Recent legislation in the United Kingdom — the Modern Slavery Act (MSA) — requires every company doing business there and with a global revenue of at least £36 million (roughly 54 million in US dollars) to publish a slavery and human trafficking statement on its website. While that statement may permissibly say that the company has no policy at all, the premise is that the MSA will create a race to the top with corporations ashamed to face public scorn for the absence of such a policy.

This mandated social reporting encourages covered-corporations to detail steps taken to ensure there is no slavery and human trafficking in any aspect of its supply chain: i.e., to convert its supply chain (even if not covered by this law). Indeed, the legislation itemizes multiple factors for each company to consider (including formulating “key performance indicators” for measuring how contractors comply with the established policy).

The MSA is not alone. It is paralleled by the California Transparency in Supply Chains Act which likewise focuses solely on human trafficking and slavery. Both will soon be eclipsed by the Non-Financial Reporting Directive in the European Union, imposing the same approach to human rights issues (including slavery/human trafficking); environmental issues; social and employee-related matters (including diversity); and anti-corruption efforts.

There are, however, many issues that companies will need to carefully consider.

Could a statement be released to satisfy the MSA that just covers the U.K. subsidiary?

Technically yes, but there will be reputations and brand issues to consider.

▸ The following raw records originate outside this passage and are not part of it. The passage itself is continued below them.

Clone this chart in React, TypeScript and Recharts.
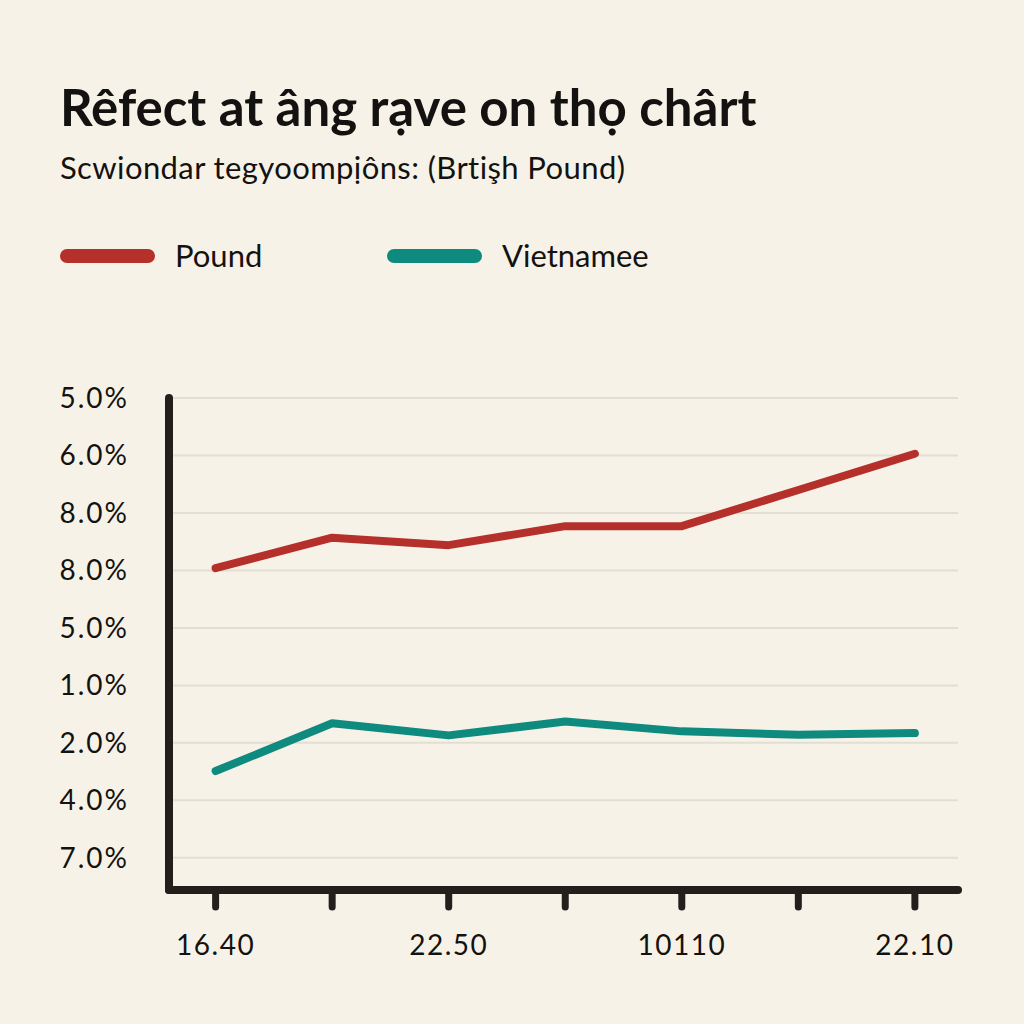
import { CartesianGrid, Line, LineChart, XAxis, YAxis } from "recharts";

const xTicks = [0, 1, 2, 3, 4, 5, 6];
const xLabels = ["16.40", "", "22.50", "", "10110", "", "22.10"];
const yTicks = [0, 1, 2, 3, 4, 5, 6, 7, 8];
const yLabels = ["7.0%", "4.0%", "2.0%", "1.0%", "5.0%", "8.0%", "8.0%", "6.0%", "5.0%"];
const pound = [5.04, 5.57, 5.44, 5.77, 5.77, 6.4, 7.03];
const vietnamese = [1.51, 2.34, 2.13, 2.37, 2.2, 2.14, 2.17];

const data = xTicks.map((x, i) => ({ x, pound: pound[i], vietnamese: vietnamese[i] }));

const BG = "#f7f2e8";
const INK = "#231f1c";
const RED = "#b5302b";
const TEAL = "#0f8a7e";
const FONT = "Lato, 'Open Sans', sans-serif";

export default function App() {
  return (
    <div
      style={{
        position: "absolute",
        left: 0,
        top: 0,
        width: 1024,
        height: 1024,
        background: BG,
        fontFamily: FONT,
        color: "#141210",
        overflow: "hidden",
      }}
    >
      <div style={{ position: "absolute", left: 60, top: 76, fontSize: 51, fontWeight: 700, letterSpacing: 0 }}>
        Rêfect at âng rạve on thọ chârt
      </div>
      <div style={{ position: "absolute", left: 60, top: 148, fontSize: 31, letterSpacing: 0.4 }}>
        Scwiondar tegyoompịôns: (Brtişh Pound)
      </div>

      {/* legend */}
      <div style={{ position: "absolute", left: 60, top: 249, width: 95, height: 14, borderRadius: 7, background: RED }} />
      <div style={{ position: "absolute", left: 175, top: 236, fontSize: 31 }}>Pound</div>
      <div style={{ position: "absolute", left: 387, top: 249, width: 95, height: 14, borderRadius: 7, background: TEAL }} />
      <div style={{ position: "absolute", left: 502, top: 236, fontSize: 31 }}>Vietnamee</div>

      <div style={{ position: "absolute", left: 0, top: 0 }}>
        <LineChart width={1024} height={1024} data={data} margin={{ top: 398, right: 66, bottom: 0, left: 0 }}>
          <CartesianGrid vertical={false} stroke="#e3ded3" strokeWidth={2} />
          <XAxis
            dataKey="x"
            type="number"
            domain={[-0.4, 6.37]}
            ticks={xTicks}
            tickFormatter={(v) => xLabels[v] ?? ""}
            height={134}
            axisLine={{ stroke: INK, strokeWidth: 8, strokeLinecap: "round" }}
            tickLine={{ stroke: INK, strokeWidth: 7, strokeLinecap: "round" }}
            tickSize={17}
            tick={{ fill: "#141210", fontSize: 28, fontFamily: FONT, letterSpacing: 1.5, dy: 26 }}
          />
          <YAxis
            type="number"
            domain={[-0.56, 8]}
            ticks={yTicks}
            tickFormatter={(v) => yLabels[v] ?? ""}
            width={169}
            axisLine={{ stroke: INK, strokeWidth: 8, strokeLinecap: "round" }}
            tickLine={false}
            tickSize={0}
            tickMargin={40}
            tick={{ fill: "#141210", fontSize: 28, fontFamily: FONT, letterSpacing: 2 }}
          />
          <Line
            dataKey="pound"
            stroke={RED}
            strokeWidth={8}
            strokeLinecap="round"
            strokeLinejoin="round"
            dot={false}
            isAnimationActive={false}
          />
          <Line
            dataKey="vietnamese"
            stroke={TEAL}
            strokeWidth={8}
            strokeLinecap="round"
            strokeLinejoin="round"
            dot={false}
            isAnimationActive={false}
          />
        </LineChart>
      </div>
    </div>
  );
}
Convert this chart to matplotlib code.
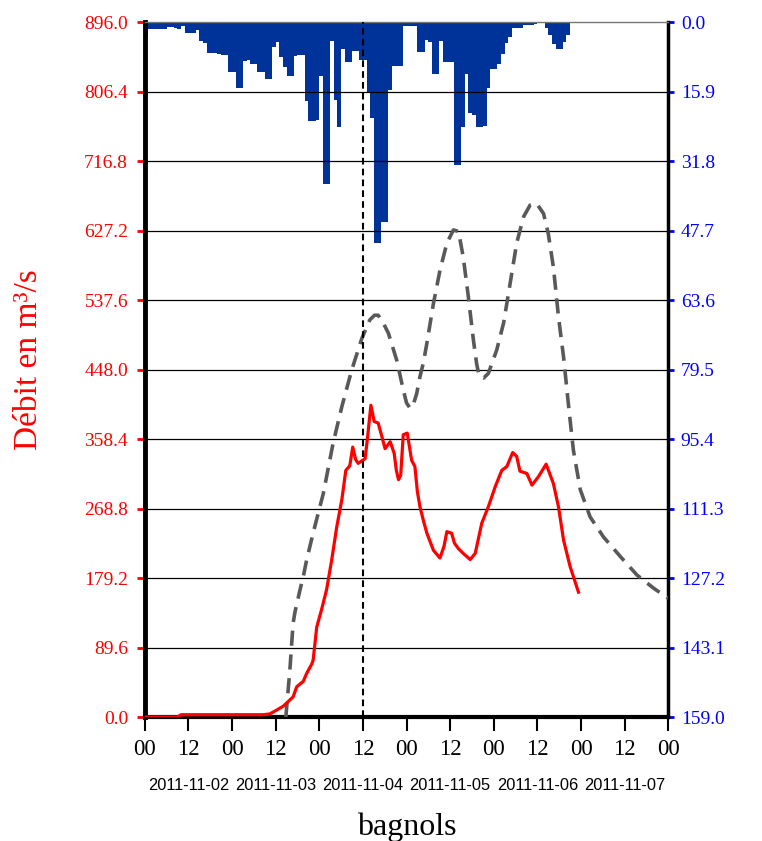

In any event, companies will need to be aware that often parents and subsidiaries form part of an internal supply chain.

Will companies need supply chain monitoring divisions? Will such divisions be required to travel and verify each step of a supply chain to report back to the Board of Directors before a statement is made?

No, and no. Such an approach would be far too cumbersome, impractical and expensive. This will be an iterative process: year 2 will improve on year 1, year 3 will improve on year 2, etc. Technical compliance is easy; it is the compliance perception that is more difficult.

Companies will want to consider using some or all of the following methods:

• Focus initially on first tier contractors (and with a dollar size threshold). This is precisely what is recommended in the American Bar Association “Model Business and Supplier Policies on Labor Trafficking and Child Labor.”

• Contract terms compelling first tier contractors to impose requirements on second tier contractors (like the standard Executive Order 11246 contract clause) is far more manageable than monitoring all second and third tier contractors.

• Termination rights in the event of serious breach or failure to meet such standards. Sponsors have similar “morals clauses” in endorsement contracts with athletes that permit cancellation and other remedies for misconduct such as Lance Armstrong’s doping.

Are there minefields to avoid in executing MSA compliance plans?

Most definitely. It is necessary to consider the collateral consequences of each step.

• NGOs have advocated using “step-in clauses” (allowing the company to micromanage completion of the contract) and training contractors’ staff. Yet, either (and especially both together) create a serious risk of being found a joint employer with the offending contractor: a result that must be avoided.

• Policies promising reparation payments to victims are also being advocated. This too is dangerous because it invites litigation: i.e., your policy may become an implied promise to third party beneficiaries. There are better ways to handle this.

• Ignoring other laws in executing MSA compliance is neither economical nor prudent. Even though California law, UK law, and EU law are not exact duplicates, all mandate corporate social responsibility reporting and all require controlling the supply chain. Thus, a consolidated approach is essential.

What is the deadline for being compliant?

There are different timelines for each law.

• California: January 1, 2012

• MSA: Within 6 months of financial year-end from March 31, 2016

• EU Non-Financial Reporting Directive: Directive must be implemented in EU countries by December 6, 2016.

Corporate social reporting responsibility is plainly here to stay; indeed, it is likely to expand. Quite plainly, there are issues (including slavery) that invite such comprehensive solutions. The impetus was well-captured by William Cowper – an 18th century English poet, evangelist, and anti-slavery advocate: “We have no slaves at home – Then why abroad?”

Such goals are unassailable: no one can (or should) argue for slavery. There are, however, more and less effective means of endorsing those goals and complying with these new mandates. The key will be to develop commercially – as well as socially – responsible approaches to compliance.